I used to get this feeling in my stomach back in sixth grade. This unbearable pain that would keep me up for hours just sitting on the toilet. But it wasn’t because I was sick. It was the feeling that in just a few short hours I would have to wake up and go to school. The place, which at the time, I dreaded most in the world.

Every day, the class two years above me at St. Peter’s would torment me. Calling me words like ‘gay’ or ‘fag’ and making fun of my high-pitched voice, or picking on me for being such a ‘try-hard’ on student council. They even listed my name on a Wikipedia page for a reason as to why they ‘walked-out’ one day at recess. And as stupid and minuscule as that sounds, it crushed my sixth-grade soul. So in order to make it stop, I put on a mask and tried to fit in.

I stopped trying so hard at school, my passion for student council dwindled and I became exhausted. I gave up theater. My grades dropped. But, I pretended to be happy and started to act like the guys in my grade whom the upperclassmen seemed to respect more. Looking back on it, I was probably depressed and should’ve sought out help from my parents. But instead, I did nothing. To this day, those winter months of sixth grade are still some of the darkest moments of my life.

I was lucky and able to move past all that when they graduated. I started caring about the things I was passionate about again. I put more work in school and excelled in student council and theater because that’s what made me happy. I learned that happiness in doing what I love was more important than pleasing those eighth-grade bullies who made fun of me for being a little different.
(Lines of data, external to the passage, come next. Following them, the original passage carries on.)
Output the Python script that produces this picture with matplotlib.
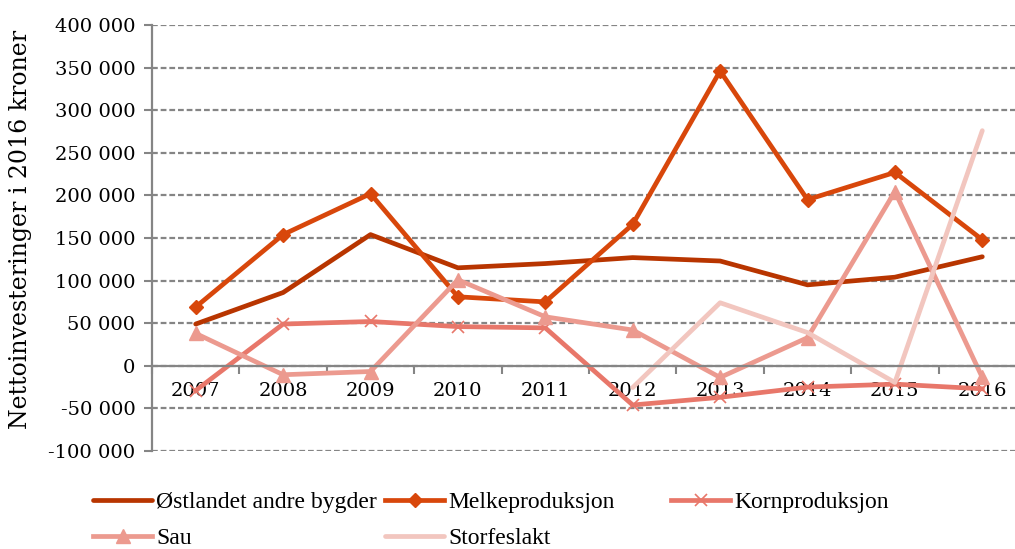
import numpy as np
import matplotlib
matplotlib.use('Agg')
import matplotlib.pyplot as plt
from matplotlib.ticker import FuncFormatter, MultipleLocator

# ===== DATA =====
years = ['2007', '2008', '2009', '2010', '2011', '2012', '2013', '2014', '2015', '2016']
ostlandet = [49000, 86000, 154000, 115000, 120000, 127000, 123000, 95000, 104000, 128000]
melk = [69000, 154000, 202000, 81000, 75000, 166000, 346000, 195000, 227000, 148000]
korn = [-29000, 49000, 52000, 46000, 44500, -46000, -37000, -25000, -21500, -27000]
sau = [38000, -10500, -6700, 101000, 57500, 42000, -13700, 33000, 204500, -13700]
storfe = [np.nan, np.nan, np.nan, np.nan, np.nan, -25500, 74000, 39000, -19600, 276000]

labels = ['Østlandet andre bygder', 'Melkeproduksjon', 'Kornproduksjon', 'Sau', 'Storfeslakt']
colors = ['#B83500', '#D8470B', '#E8776A', '#EC9A8F', '#F2C6BF']

GRAY = '#858585'

fig = plt.figure(figsize=(10.15, 5.49), dpi=100)
ax = fig.add_axes([152 / 1015, 98 / 549, 874 / 1015, 426 / 549])

x = np.arange(len(years))
lw = 3.4
h_ost, = ax.plot(x, ostlandet, color=colors[0], lw=lw, solid_capstyle='round')
h_melk, = ax.plot(x, melk, color=colors[1], lw=lw, marker='D', ms=7)
h_korn, = ax.plot(x, korn, color=colors[2], lw=lw, marker='x', ms=9, mew=1.2)
h_sau, = ax.plot(x, sau, color=colors[3], lw=lw, marker='^', ms=10)
h_stor, = ax.plot(x, storfe, color=colors[4], lw=lw, solid_capstyle='round')

ax.set_xlim(-0.5, 9.5)
ax.set_ylim(-100000, 400000)

# y axis
ax.yaxis.set_major_locator(MultipleLocator(50000))
ax.yaxis.set_major_formatter(FuncFormatter(lambda v, p: f"{int(v):,}".replace(',', ' ')))
ax.grid(axis='y', color=GRAY, lw=1.6, linestyle=(0, (2.6, 1.3)))
ax.set_axisbelow(True)
ax.tick_params(axis='y', length=6, width=1.5, color=GRAY, pad=6, labelsize=14)
for t in ax.get_yticklabels():
    t.set_fontfamily('DejaVu Serif')

# x axis at zero
ax.spines['bottom'].set_position(('data', 0))
for s in ['top', 'right']:
    ax.spines[s].set_visible(False)
for s in ['bottom', 'left']:
    ax.spines[s].set_color(GRAY)
    ax.spines[s].set_linewidth(1.6)
ax.set_xticks(x)
ax.set_xticklabels(years, fontfamily='DejaVu Serif', fontsize=14)
ax.set_xticks(np.arange(-0.5, 10, 1), minor=True)
ax.tick_params(axis='x', which='major', length=0, pad=12)
ax.tick_params(axis='x', which='minor', length=6, width=1.5, color=GRAY)

ax.set_ylabel('Nettoinvesteringer i 2016 kroner', fontfamily='DejaVu Serif', fontsize=17)
ax.yaxis.set_label_coords(-0.137, 0.52)

# legend in three columns like the original
leg_kw = dict(frameon=False, prop={'family': 'Liberation Serif', 'size': 17},
              handlelength=2.5, handletextpad=0.15, labelspacing=0.62, borderaxespad=0)
top = 1 - 482 / 549
col1 = fig.legend([h_ost, h_sau], [labels[0], labels[3]], loc='upper left',
                  bbox_to_anchor=(84 / 1015, top), **leg_kw)
col2 = fig.legend([h_melk, h_stor], [labels[1], labels[4]], loc='upper left',
                  bbox_to_anchor=(376 / 1015, top), **leg_kw)
col3 = fig.legend([h_korn], [labels[2]], loc='upper left',
                  bbox_to_anchor=(662 / 1015, top), **leg_kw)

plt.savefig('out.png', dpi=100)
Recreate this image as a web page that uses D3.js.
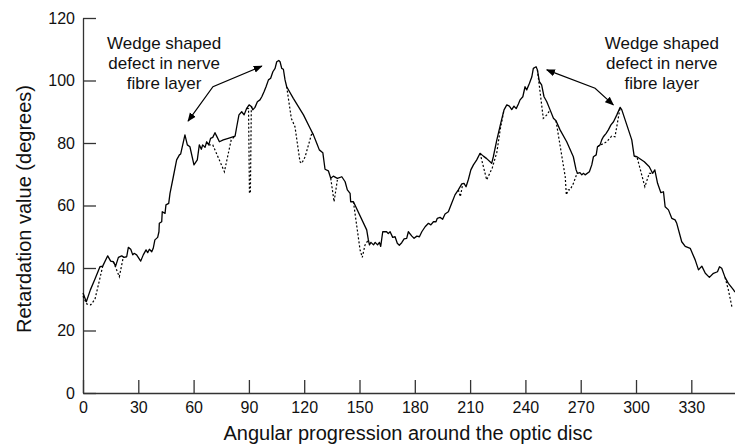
<!DOCTYPE html>
<html>
<head>
<meta charset="utf-8">
<script src="https://cdn.jsdelivr.net/npm/d3@7"></script>
<style>
  body { margin: 0; background: #fff; }
  svg { display: block; font-family: "Liberation Sans", Arial, Helvetica, sans-serif; }
  .axis path, .axis line { stroke: #333; stroke-width: 1.3; }
  .axis text { font-size: 16px; fill: #111; font-family: "Liberation Sans", Arial, sans-serif; }
  .solid { fill: none; stroke: #000; stroke-width: 1.3; stroke-linejoin: round; }
  .dotted { fill: none; stroke: #000; stroke-width: 1.2; stroke-dasharray: 2,2; }
  .arrow { fill: none; stroke: #000; stroke-width: 1.2; }
  .note { font-size: 17px; fill: #111; }
  .title { font-size: 20px; fill: #111; }
</style>
</head>
<body>
<div id="chart"></div>
<script>
// angular position (degrees) / retardation value for the solid trace
const solidAngle = [0,1.8,4,6.5,9.2,10.7,13.4,15,16.5,17.7,19.2,21,22.2,23.7,24.6,25.9,27,27.7,29.1,31.3,32.7,34.2,35.1,36,37.3,38.1,39,40.5,41.2,41.4,42.7,43,44.5,45,46.5,47.2,49,50.8,52.3,53,55.3,56.6,58,60.2,62,63.1,64.2,64.9,66.2,67.1,68.2,69.2,70.4,71.6,72.5,74,76.1,78.8,82.5,83.4,84.6,86.1,87.4,88.8,90.1,91.5,92.1,93.3,94.6,96,97,98.2,99.3,100.6,101.8,103,104.2,105.1,106.2,106.9,107.8,108.7,109.6,110.5,114.1,119.6,123.2,125,126.8,128.2,130.1,131.3,133.1,134.4,135.8,138,140.4,142.2,143.4,144.9,145.2,146.7,153.9,154.8,155.4,156.2,157.6,158.5,159.8,160.8,161.5,162.6,164.7,165.6,166.6,168,169.3,170.5,171.6,172.9,174.2,175.6,176.5,178.4,179.6,181.1,182.5,183.8,185.6,187.4,188.7,190.1,191.5,192.2,193.7,195.1,196.4,198.2,200,201.8,203.6,205.5,206.7,207.8,209.1,210.4,211.8,213.6,215.4,217.2,219,221.7,222.6,224.5,226.6,228.4,229.9,231.3,232.6,233.8,235,236.2,237.1,238.6,239.8,240.7,242.2,243.5,244.3,245.8,246.5,247.6,248.8,250.1,251.6,253.4,255.2,256.6,258.8,262.4,266,267.5,268.2,269.6,270.6,271.5,272.4,274.7,276,276.9,278.4,279.1,280.5,281.4,282.3,283.8,285,286.4,287.8,289.6,291.4,292.3,294.1,295.9,297.7,299,300.5,304.5,307.2,309,310.2,311.7,313.5,314.9,315.8,317.6,319.4,321.2,322.1,324.8,326.7,329.4,332.1,333.9,335.7,337.6,339.8,342,344.2,345.3,346.5,348.3,350.1,352.9,353.7];
const solidValue = [32,29.2,33,36.5,40.4,40.6,43.9,42.2,42,40.6,43.4,43.9,43.4,43.6,46.6,46,44.2,44.7,44.2,42.2,44.2,45.8,44.9,46,45.2,46.3,49,49.8,51.6,54.3,54.8,58,57.5,60.2,60.7,63.9,69.2,74.6,76.2,76.5,82.6,79.4,78.8,73,74.6,79.4,78,79.4,78.6,80.4,79.4,81.5,81.8,83.3,82.2,80.4,81,81.5,82.2,85.2,89,90,89,91.1,92.2,91.6,90.6,91.4,93.2,93.8,94.8,96.4,98,100.2,100.7,102.8,103.9,106,106.4,106,103.9,103.6,100.2,98,94.3,89,84.7,82.6,79.9,77.8,76.9,71.6,71.1,68.7,69.4,68.7,69.2,67.6,65,63.9,61.2,61.2,52.2,49,47.4,48.2,47.4,48.2,47.4,48.2,46.9,51.6,51.6,51,51.6,49.8,50,47.9,47.3,48.1,49.3,49.5,51.6,50.2,49.5,50.2,50,51.6,53.2,54.3,53.8,54.8,54.8,55.9,56.2,55.6,57.3,58,60.7,63.4,65,66.9,67.1,66,68.4,71.4,73,74.6,76.7,75.8,75,73.5,75.6,81,86.3,90.6,92.2,91.8,90.7,91.8,91,92.5,93.8,94.8,98,97,99.1,101.2,103.9,104.4,103.4,99.6,98.6,94.8,93.2,90.6,87.9,87.1,84.2,80.4,75.6,71.4,70.3,70.5,69.8,70.3,69.8,70.8,73,75.6,76.2,78.8,79.4,81,82,83.1,84.2,85.8,86.8,89,91.4,90.6,87.4,84.2,81,75.8,75.6,74,72.4,70.3,71.4,67.1,64.1,64.4,59.6,58.6,55.9,55.4,54.3,48.4,46.9,46.3,42.6,39.4,40.6,38.3,37,38.3,38.8,40.4,39.9,37,35.1,33,32.3];

// dotted trace, only where it leaves the solid one: [angle, value]
const dottedSegments = [
  [[0,31],[2,28.5],[4.2,28.2],[6.5,30],[8.5,35],[10.7,40.6]],
  [[16.5,42],[19.7,37.2],[21.9,43.6]],
  [[68.2,79.4],[70.4,79.4],[76.7,70.8],[80.4,81],[82.5,82.2]],
  [[88.8,91.1],[89.8,91],[90.3,64],[90.8,64],[91.3,91],[91.5,91.6]],
  [[110.5,98],[113,87.9],[115,85.2],[117.7,74],[118.7,73.5],[120.5,75.6],[124.1,83.1],[125,82.6]],
  [[134.4,68.7],[136.2,61.2],[138,68.2]],
  [[146.7,61.2],[150.3,45.8],[151.5,43.4],[153,47.4],[154.8,49]],
  [[203.6,65],[204.7,62.8],[206,66.9]],
  [[215.4,76.7],[219,68.2],[222,72],[224.5,77],[226.3,84.2],[228.4,90.6]],
  [[246.5,103.4],[249.7,87.9],[251.6,89],[253.4,90.6]],
  [[256.6,87.1],[261.6,69.2],[262.2,63.4],[263.2,65],[264.2,65],[266,67],[268,70.3]],
  [[279.1,78.8],[284.1,80.4],[286.8,82.2],[288.6,82],[291.4,91.4]],
  [[299,75.8],[300.5,75.6],[304.8,66],[307.2,70.3],[309,70.3]],
  [[348.3,37],[350.1,33],[352,27.6]]
];

const xTicks = [0,30,60,90,120,150,180,210,240,270,300,330];
const yTicks = [0,20,40,60,80,100,120];

const noteLines = ['Wedge shaped', 'defect in nerve', 'fibre layer'];
const notes = [{ angle: 44, value: 108 }, { angle: 314, value: 108 }];
// arrow polylines [angle, value]
const arrows = [
  [[57,87],[70.5,98],[97,104.6]],
  [[251.6,103.4],[277.8,97.5],[287.7,92.2]]
];

const width = 735, height = 444;
const margin = { top: 18, right: 0, bottom: 51, left: 83 };

let svg = d3.select('#chart').append('svg')
    .attr('width', width)
    .attr('height', height);

svg.append('defs').append('marker')
    .attr('id', 'head')
    .attr('viewBox', '0 0 10 10')
    .attr('refX', 9).attr('refY', 5)
    .attr('markerWidth', 9).attr('markerHeight', 9)
    .attr('markerUnits', 'userSpaceOnUse')
    .attr('orient', 'auto-start-reverse')
  .append('path')
    .attr('d', 'M0,1 L10,5 L0,9 Z')
    .attr('fill', '#000');

let x = d3.scaleLinear().domain([0, 353.7]).range([margin.left, width - margin.right]);
let y = d3.scaleLinear().domain([0, 120]).range([height - margin.bottom, margin.top]);

svg.append('g')
    .attr('class', 'axis')
    .attr('transform', `translate(0,${height - margin.bottom})`)
    .call(d3.axisBottom(x).tickValues(xTicks).tickSizeInner(-13).tickSizeOuter(0).tickPadding(9));

svg.append('g')
    .attr('class', 'axis')
    .attr('transform', `translate(${margin.left},0)`)
    .call(d3.axisLeft(y).tickValues(yTicks).tickSizeInner(-13).tickSizeOuter(0).tickPadding(8));

let line = d3.line().x(d => x(d[0])).y(d => y(d[1]));

svg.selectAll('path.dotted').data(dottedSegments)
    .join('path')
    .attr('class', 'dotted')
    .attr('d', line);

let solid = solidAngle.map((a, i) => [a, solidValue[i]]);
svg.append('path').datum(solid)
    .attr('class', 'solid')
    .attr('d', line);

svg.selectAll('path.arrow').data(arrows)
    .join('path')
    .attr('class', 'arrow')
    .attr('d', line)
    .attr('marker-start', 'url(#head)')
    .attr('marker-end', 'url(#head)');

notes.forEach(n => {
  let t = svg.append('text')
      .attr('class', 'note')
      .attr('text-anchor', 'middle')
      .attr('x', x(n.angle))
      .attr('y', 49);
  noteLines.forEach((s, i) => {
    t.append('tspan').attr('x', x(n.angle)).attr('y', 49 + i * 20).text(s);
  });
});

svg.append('text')
    .attr('class', 'title')
    .attr('text-anchor', 'middle')
    .attr('x', 408)
    .attr('y', 440)
    .text('Angular progression around the optic disc');

svg.append('text')
    .attr('class', 'title')
    .attr('text-anchor', 'middle')
    .attr('transform', 'translate(31,209) rotate(-90)')
    .text('Retardation value (degrees)');
</script>
</body>
</html>
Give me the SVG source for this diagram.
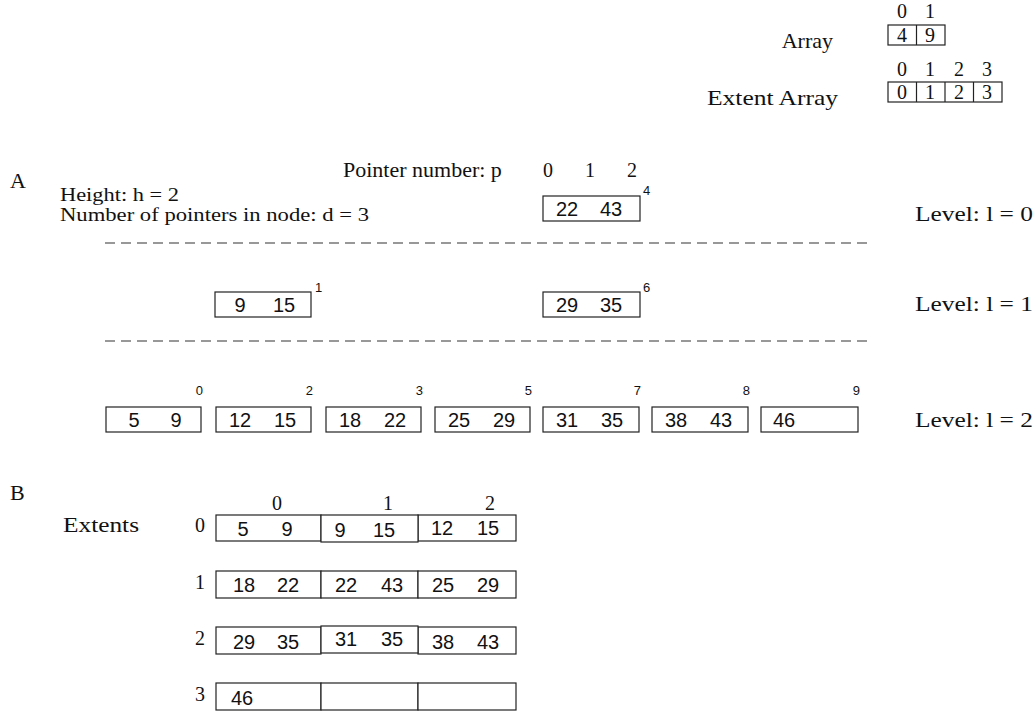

Now as a senior in high school, pursuing those activities, which to some may seem a little odd or atypical,  is what makes me who I am today. Trying hard is fun. You get rewarded for your efforts and if you’re passionate about it, why not try hard?

I don’t get those stomach pains anymore. In fact, throughout high school, I became an even more authentic version of myself. I learned to not care so much about what other people think of me. If it is making you happy, do it. Regardless of what others might say.

So to the St. Peter class of 2015: thank you. Thank you for making me a stronger person. Thank you for making me not care about what people thought about me or the activities I was passionate about. Because without the things I do, I wouldn’t be who I am today. And I’m pretty happy with that.